In hindsight, the most interesting points are the ones Fischer made about Bjorkgren’s time in Phoenix, when he was an assistant coach under, you guessed it, Earl Watson. It was reported that “he operated in an often clandestine fashion… and sought ways for himself to channel daily communication from players and other coaches to Watson.”

"He would get in early and kind of orchestrate the path for himself," said a Western Conference assistant general manager. That behaviour seems to have continued in Toronto, where Bjorkgren allegedly acted like a “politician's chief of staff, at times preventing other coaches and Toronto's players from holding conversations with Nurse that did not go through Bjorkgren first.”

That was all during Bjorkren's first stop in Toronto between 2018 and 2020, and it’s possible that he learned from his mistakes and changed his ways his second time around as a “consultant.” But even as a consultant, Bjorkgren was the first coach to get Nurse’s ear after almost every Raptors timeout, and it was obvious he had big responsibilities on that staff.

None of this is to portray Bjorkgren as the scapegoat regarding the Raptors coaching staff’s tension. But it became clear by the end that there was tension, and that Ujiri wasn’t happy with how everyone in the organization was doing their jobs. Sure, Ujiri could be referring to the equipment managers, but as we await a “mass exodus” from the coaching staff, according to the Toronto Star’s Doug Smith, and hear Ujiri say that “We are making big changes” when asked directly about the assistant coaches, you can make an educated guess as to which parts of the staff he plans on managing more closely in the future.

So, how does all this affect the Raptors coaching search going forward? It’s clear Ujiri wants someone with good character, energy, and spirit who can get the most out of his non-traditional roster. But it’s also likely that he is planning on managing the new coaching staff a little bit more closely than he has in the past, with no head coach walking into the job and having all-out autonomy when it comes to roster decisions or, perhaps, even the assistant coaches they get to work with or other luxuries some head coaches take for granted.

Many Raptors fans have accepted the premise that coaches like Nurse and Ime Udoka would prefer to coach a team like the Houston Rockets over the Raptors because it's a better situation — ie. because they have more cap space and draft picks, and therefore are in a better position to succeed long-term. But given the way Ujiri talked openly about his desire to “manage people better,” it could be that these coaches desire power and autonomy and were promised more of that in Houston than what was being offered in Toronto.

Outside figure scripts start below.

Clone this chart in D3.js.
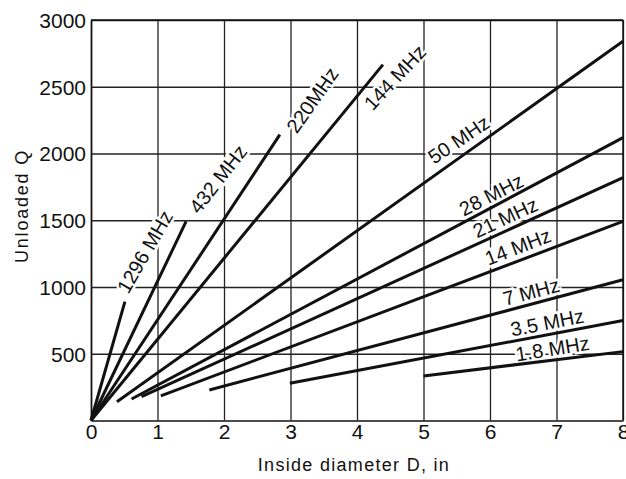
<!DOCTYPE html>
<html>
<head>
<meta charset="utf-8">
<script src="https://cdn.jsdelivr.net/npm/d3@7"></script>
<style>
  body { margin: 0; background: #fff; }
  svg { display: block; font-family: "Liberation Sans", Arial, sans-serif; }
  .axis .domain { stroke: #111; stroke-width: 1.6px; }
  .axis .tick line { stroke: #222; stroke-width: 1.3px; }
  .axis .tick text { font-size: 21px; fill: #111; }
</style>
</head>
<body>
<div id="chart"></div>
<script>
// chart values
var bands = ["1296 MHz", "432 MHz", "220MHz", "144 MHz", "50 MHz", "28 MHz",
             "21 MHz", "14 MHz", "7 MHz", "3.5 MHz", "1.8 MHz"];
var dStart = [0, 0, 0, 0, 0.39, 0.61, 0.76, 1.05, 1.78, 2.99, 5.0];
var qStart = [0, 0, 0, 0, 140, 161, 178, 184, 229, 279, 334];
var dEnd = [0.51, 1.43, 2.84, 4.39, 8, 8, 8, 8, 8, 8, 8];
var qEnd = [891, 1491, 2141, 2666, 2841, 2119, 1819, 1491, 1054, 749, 516];
var xTicks = [0, 1, 2, 3, 4, 5, 6, 7, 8];
var yTicks = [500, 1000, 1500, 2000, 2500, 3000];

// where the band labels sit (data units) and their tilt
var labelD = [0.81, 1.91, 3.33, 4.57, 5.53, 6.02, 6.23, 6.42, 6.62, 6.86, 6.94];
var labelQ = [1264, 1808, 2400, 2569, 2104, 1691, 1519, 1301, 964, 733, 538];
var labelAngle = [-60, -52, -55, -47, -34, -27, -25, -21, -15, -11, -9];

// margins and svg size
var margin = { top: 20, right: 3, bottom: 58.5, left: 91 },
  width = 626 - margin.left - margin.right,
  height = 479 - margin.top - margin.bottom;

var svg = d3.select("#chart").append("svg")
  .attr("width", 626)
  .attr("height", 479);

var g = svg.append("g")
  .attr("transform", "translate(" + margin.left + "," + margin.top + ")");

var x = d3.scaleLinear().domain([0, 8]).range([0, width]);
var y = d3.scaleLinear().domain([0, 3000]).range([height, 0]);

// grid + axes
g.append("g")
  .attr("class", "axis")
  .attr("transform", "translate(0," + height + ")")
  .call(d3.axisBottom(x).tickValues(xTicks).tickFormat(d3.format("d"))
    .tickSize(-height).tickSizeOuter(0).tickPadding(3))
  .selectAll("text").attr("dy", "0.75em");

g.append("g")
  .attr("class", "axis")
  .call(d3.axisLeft(y).tickValues(yTicks).tickFormat(d3.format("d"))
    .tickSize(-width).tickSizeOuter(0).tickPadding(5))
  .selectAll("text").attr("dy", "0.35em");

// top and right border
g.append("line").attr("x1", 0).attr("x2", width).attr("y1", 0).attr("y2", 0)
  .attr("stroke", "#111").attr("stroke-width", 1.4);
g.append("line").attr("x1", width).attr("x2", width).attr("y1", 0).attr("y2", height)
  .attr("stroke", "#111").attr("stroke-width", 1.4);

// band labels (white halo breaks the grid behind them)
g.selectAll(".band-label")
  .data(bands)
  .enter().append("text")
  .attr("class", "band-label")
  .attr("transform", function(d, i) {
    return "translate(" + x(labelD[i]) + "," + y(labelQ[i]) + ") rotate(" + labelAngle[i] + ")";
  })
  .attr("text-anchor", "middle")
  .attr("dy", "0.35em")
  .style("font-size", "20px")
  .style("paint-order", "stroke")
  .attr("stroke", "#fff")
  .attr("stroke-width", 5)
  .attr("fill", "#111")
  .text(function(d) { return d; });

// Q lines
g.selectAll(".q-line")
  .data(bands)
  .enter().append("line")
  .attr("class", "q-line")
  .attr("x1", function(d, i) { return x(dStart[i]); })
  .attr("y1", function(d, i) { return y(qStart[i]); })
  .attr("x2", function(d, i) { return x(dEnd[i]); })
  .attr("y2", function(d, i) { return y(qEnd[i]); })
  .attr("stroke", "#111")
  .attr("stroke-width", 3);

// axis titles
svg.append("text")
  .text("Inside diameter D, in")
  .attr("x", 354)
  .attr("y", 471)
  .attr("text-anchor", "middle")
  .style("font-size", "18px")
  .style("letter-spacing", "1.3px")
  .attr("fill", "#111");

svg.append("text")
  .text("Unloaded Q")
  .attr("transform", "translate(28,206) rotate(-90)")
  .attr("text-anchor", "middle")
  .style("font-size", "18px")
  .style("letter-spacing", "1.8px")
  .attr("fill", "#111");
</script>
</body>
</html>
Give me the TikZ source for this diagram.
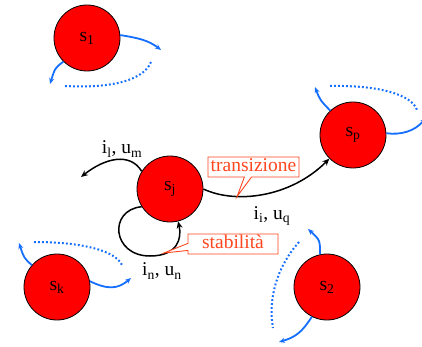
\documentclass[tikz,border=0pt]{standalone}
\usepackage{fontspec}
\setmainfont{Liberation Serif}
\usetikzlibrary{arrows.meta,shapes.callouts}
\definecolor{sred}{RGB}{255,0,0}
\definecolor{sblue}{RGB}{20,110,255}
\definecolor{corange}{RGB}{255,70,30}
\tikzset{
  state/.style={circle,draw=black,line width=0.8pt,fill=sred,minimum size=66pt,inner sep=0pt,font=\fontsize{19.5}{22}\selectfont},
  blarr/.style={draw=sblue,line width=1.8pt,-{Stealth[length=6pt,width=5pt]}},
  bldot/.style={draw=sblue,line width=2pt,dash pattern=on 1.8pt off 2.2pt},
  karr/.style={draw=black,line width=1.5pt,-{Stealth[length=7pt,width=6pt]}},
  lbl/.style={font=\fontsize{19.5}{22}\selectfont,inner sep=0pt},
  callbox/.style={rectangle callout,draw=corange,line width=0.9pt,fill=white,text=corange,
    font=\fontsize{19.5}{22}\selectfont,inner sep=1.5pt,minimum height=20pt,text height=13pt,text depth=3.5pt}
}
\begin{document}
\begin{tikzpicture}[x=1pt,y=-1pt]
\useasboundingbox (0,0) rectangle (422,347);
\clip (0,0) rectangle (422,347);
% states
\node[state] (s1) at (87,38) {s\textsubscript{1}};
\node[state] (sp) at (353,135) {s\textsubscript{p}};
\node[state] (sj) at (170,189) {s\textsubscript{j}};
\node[state] (sk) at (57,287) {s\textsubscript{k}};
\node[state] (s2) at (327,287) {s\textsubscript{2}};
% s1 arrows
\coordinate (s1a) at (161,50);
\coordinate (s1b) at (50,84);
\coordinate (s1c) at (151,62);
\coordinate (s1d) at (65,86);
\draw[blarr] (s1.5) .. controls (138,38) and (148,40) .. (s1a);
\draw[blarr] (s1.-135) .. controls (55,68) .. (s1b);
\draw[bldot] (s1c) .. controls (142,84) and (100,88) .. (s1d);
% sp arrows
\coordinate (spa) at (315,87);
\coordinate (spb) at (330,86);
\coordinate (spc) at (417,110);
\coordinate (spd) at (426,118);
\draw[blarr] (sp.133) .. controls (320,100) .. (spa);
\draw[bldot] (spb) .. controls (380,85) and (412,95) .. (spc);
\draw[blarr] (sp.3) .. controls (400,135) and (414,132) .. (spd);
% sk arrows
\coordinate (ska) at (19,243);
\coordinate (skb) at (34,242);
\coordinate (skc) at (122,265);
\coordinate (skd) at (131,278);
\draw[blarr] (sk.139) .. controls (24,258) .. (ska);
\draw[bldot] (skb) .. controls (80,242) and (115,250) .. (skc);
\draw[blarr] (sk.10) .. controls (108,290) and (118,289) .. (skd);
% s2 arrows
\coordinate (s2a) at (308,229);
\coordinate (s2b) at (299,242);
\coordinate (s2c) at (273,328);
\coordinate (s2d) at (279,342);
\draw[blarr] (s2.102) .. controls (320,240) .. (s2a);
\draw[bldot] (s2b) .. controls (276,268) and (268,300) .. (s2c);
\draw[blarr] (s2.-117) .. controls (302,332) and (296,337) .. (s2d);
% sj arrows
\coordinate (sja) at (81,177);
\draw[karr] (sj.148) .. controls (130,152) and (105,158) .. (sja);
\draw[karr] (sj.east) .. controls (235,204) and (290,198) .. (sp.-135) coordinate[pos=0.3] (tp1);
\draw[karr] (sj.-148) .. controls (108,210) and (112,256) .. (150,256) coordinate (lb)
  .. controls (178,256) and (182,238) .. (sj.-76);
\coordinate (tp2) at (164,253);
% labels
\node[lbl] (l1) at (122,149) {i\textsubscript{l}, u\textsubscript{m}};
\node[lbl] (l2) at (272,216) {i\textsubscript{i}, u\textsubscript{q}};
\node[lbl] (l3) at (162,271) {i\textsubscript{n}, u\textsubscript{n}};
% callouts
\node[callbox,minimum width=91pt,callout absolute pointer={(tp1)}] (trans) at (253.5,167) {transizione};
\node[callbox,minimum width=90pt,callout absolute pointer={(tp2)}] (stab) at (233,244) {stabilità};
\end{tikzpicture}
\end{document}
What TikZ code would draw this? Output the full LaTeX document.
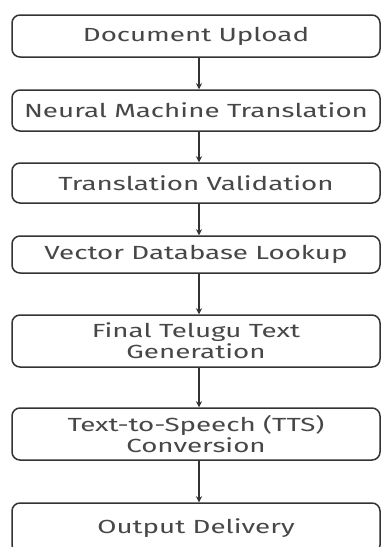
\documentclass[tikz,border=0pt]{standalone}
\usepackage{fontspec}
\setmainfont{Fira Sans}
\usetikzlibrary{arrows.meta}
\definecolor{edgegray}{HTML}{333333}
\definecolor{labelgray}{HTML}{474747}
% horizontally widened label line
\newcommand{\wideline}[1]{\scalebox{1.46}[1]{#1}}
\begin{document}
\begin{tikzpicture}[x=1pt,y=-1pt,
  stage/.style={draw=edgegray, line width=1.5pt, rounded corners=8pt,
    minimum width=368pt, inner sep=0pt, align=center,
    text=labelgray, font=\fontsize{19}{21}\selectfont},
  flow/.style={draw=edgegray, line width=1.5pt,
    -{Stealth[length=6pt,width=6pt]}}]
\useasboundingbox (0,0) rectangle (381,547);
\clip (0,0) rectangle (381,547);
\fill[white] (0,0) rectangle (381,547);

\node[stage, minimum height=42pt] (upload) at (196,36) {\wideline{Document Upload}};
\node[stage, minimum height=41pt] (nmt) at (196,110.5) {\wideline{Neural Machine Translation}};
\node[stage, minimum height=40pt] (valid) at (196,183) {\wideline{Translation Validation}};
\node[stage, minimum height=37pt] (vdb) at (196,254.5) {\wideline{Vector Database Lookup}};
\node[stage, minimum height=52pt] (telugu) at (196,341) {\wideline{Final Telugu Text}\\\wideline{Generation}};
\node[stage, minimum height=52pt] (tts) at (196,434) {\wideline{Text-to-Speech (TTS)}\\\wideline{Conversion}};
\node[stage, minimum height=50pt] (out) at (196,528) {\wideline{Output Delivery}};

\draw[flow] ([xshift=3pt]upload.south) -- ([xshift=3pt]nmt.north);
\draw[flow] ([xshift=3pt]nmt.south) -- ([xshift=3pt]valid.north);
\draw[flow] ([xshift=3pt]valid.south) -- ([xshift=3pt]vdb.north);
\draw[flow] ([xshift=3pt]vdb.south) -- ([xshift=3pt]telugu.north);
\draw[flow] ([xshift=3pt]telugu.south) -- ([xshift=3pt]tts.north);
\draw[flow] ([xshift=3pt]tts.south) -- ([xshift=3pt]out.north);
\end{tikzpicture}
\end{document}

"This is more attractive than a lot of the mid-level teams that kind of have that 'five-seed ceiling',” Udoka said during his introductory press conference with the Houston Rockets who, it should be noted, have been the laughing stock of the league over the past two years. “Some teams that do reach out, I'd rather start with a young core group."

There are obvious pros and cons of having the front office more involved in managing a coaching staff. But a new head coach will have to compromise with Ujiri, and vice versa.

That need to work a little more closely could make it more likely that someone with an existing relationship with Ujiri could land the job, including any of the three former Raptors 905 head coaches who have gone on to do better things, including Patrick Mutombo in Phoenix, Jama Mahlalela in Golden State, and Jerry Stackhouse at Vanderbilt.

The reality is that the Raptors are still viewed as a top-class organization from people inside and around the NBA, and that despite lacking cap space or extra first-round picks going forward, their organization, market, city, and core group of players is going to be considered very attractive by any number of potential head coaches.

The question is: will those coaching candidates be willing to work closely with Ujiri and the Raptors front office instead of demanding full autonomy? Because that is likely not going to be promised in Toronto anytime soon.